→ **REQUIRED TASK**:
Only the lines from the start of the data through the line containing "import plotly.graph_objects as go" should be written out, exactly as they are, with both ends included and the pictures left out.

→ **RECORDED INFORMATION**:
· · · · ·
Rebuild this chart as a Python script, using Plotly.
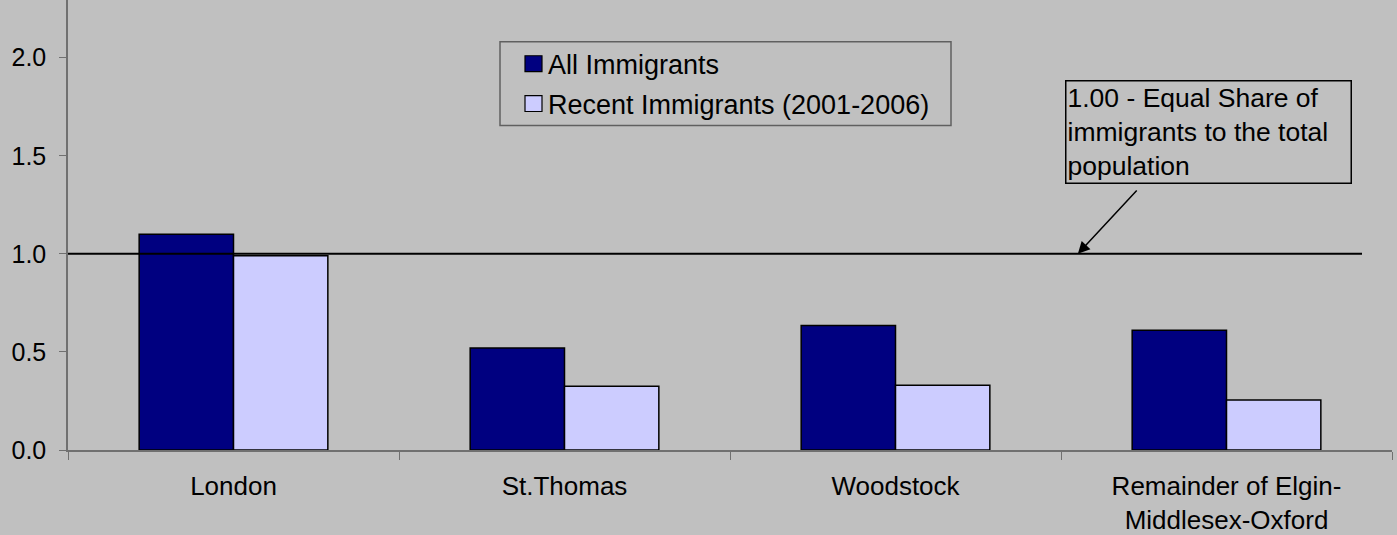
import plotly.graph_objects as go

categories = ["London", "St.Thomas", "Woodstock", "Remainder of Elgin-<br>Middlesex-Oxford"]
all_immigrants = [1.10, 0.52, 0.635, 0.61]
recent_immigrants = [0.99, 0.325, 0.33, 0.255]
series_names = ["All Immigrants", "Recent Immigrants (2001-2006)"]
series_colors = ["#000080", "#ccccff"]
y_ticks = [0.0, 0.5, 1.0, 1.5, 2.0]
equal_share = 1.0
note_text = "1.00 - Equal Share of<br>immigrants to the total<br>population"

BG = "#c0c0c0"
FONT = "Liberation Sans, Arial, sans-serif"

# plot area in pixels
L, R, T, B = 68, 1392, 0, 452


def px_x(p):
    return (p - L) / (R - L)


def px_y(p):
    return 1 - (p - T) / (B - T)


fig = go.Figure()
for vals, name, col in zip([all_immigrants, recent_immigrants], series_names, series_colors):
    fig.add_trace(go.Bar(x=categories, y=vals, name=name, showlegend=False,
                         marker=dict(color=col, line=dict(color="#000000", width=1.5))))

fig.add_shape(type="line", xref="paper", yref="y", x0=0, x1=px_x(1362), y0=equal_share, y1=equal_share,
              line=dict(color="#000000", width=2), layer="above")

# legend (drawn manually to match box proportions)
fig.add_shape(type="rect", xref="paper", yref="paper", x0=px_x(500), x1=px_x(951),
              y0=px_y(42), y1=px_y(126), line=dict(color="#606060", width=1.5),
              fillcolor=BG, layer="above")
for i, (name, col) in enumerate(zip(series_names, series_colors)):
    cy = 64 + 40 * i
    fig.add_shape(type="rect", xref="paper", yref="paper", x0=px_x(525), x1=px_x(542),
                  y0=px_y(cy - 8), y1=px_y(cy + 8), line=dict(color="#000000", width=1.2),
                  fillcolor=col, layer="above")
    fig.add_annotation(xref="paper", yref="paper", x=px_x(546), y=px_y(cy + 1),
                       xanchor="left", yanchor="middle", text=name, showarrow=False,
                       font=dict(size=27, color="#000000", family=FONT))

# text box
fig.add_annotation(xref="paper", yref="paper", x=px_x(1065), y=px_y(80),
                   xanchor="left", yanchor="top", text=note_text, showarrow=False,
                   align="left", font=dict(size=26.5, color="#000000", family=FONT),
                   bordercolor="#000000", borderwidth=1.5, borderpad=1, bgcolor=BG,
                   width=282)
# arrow
fig.add_annotation(xref="x", yref="y", x=2.551, y=equal_share,
                   axref="x", ayref="y", ax=2.733, ay=1.33, text="",
                   showarrow=True, arrowhead=2, arrowsize=1.6, arrowwidth=1.5,
                   arrowcolor="#000000", standoff=0, startstandoff=0)

fig.update_layout(
    width=1397, height=535,
    paper_bgcolor=BG, plot_bgcolor=BG,
    margin=dict(l=L, r=1397 - R, t=T, b=535 - B),
    barmode="group", bargap=0.43, bargroupgap=0,
    font=dict(family=FONT, size=25, color="#000000"),
    showlegend=False,
)
fig.update_xaxes(showline=True, linecolor="#707070", linewidth=1.5,
                 ticks="outside", tickson="boundaries", ticklen=8, tickcolor="#707070",
                 tickfont=dict(size=26), ticklabelstandoff=12, showgrid=False, zeroline=False)
fig.update_yaxes(range=[0, 2.294], showline=True, linecolor="#707070", linewidth=1.5,
                 ticks="outside", ticklen=7, tickcolor="#707070",
                 tickvals=y_ticks, tickformat=".1f", tickfont=dict(size=25),
                 ticklabelstandoff=8, showgrid=False, zeroline=False)

fig.write_html("out.html", config={"displayModeBar": False},
               post_script="document.body.style.margin='0px';document.body.style.background='#c0c0c0';")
· · · · ·
→ **FINAL ANSWER**:
Rebuild this chart as a Python script, using Plotly.
import plotly.graph_objects as go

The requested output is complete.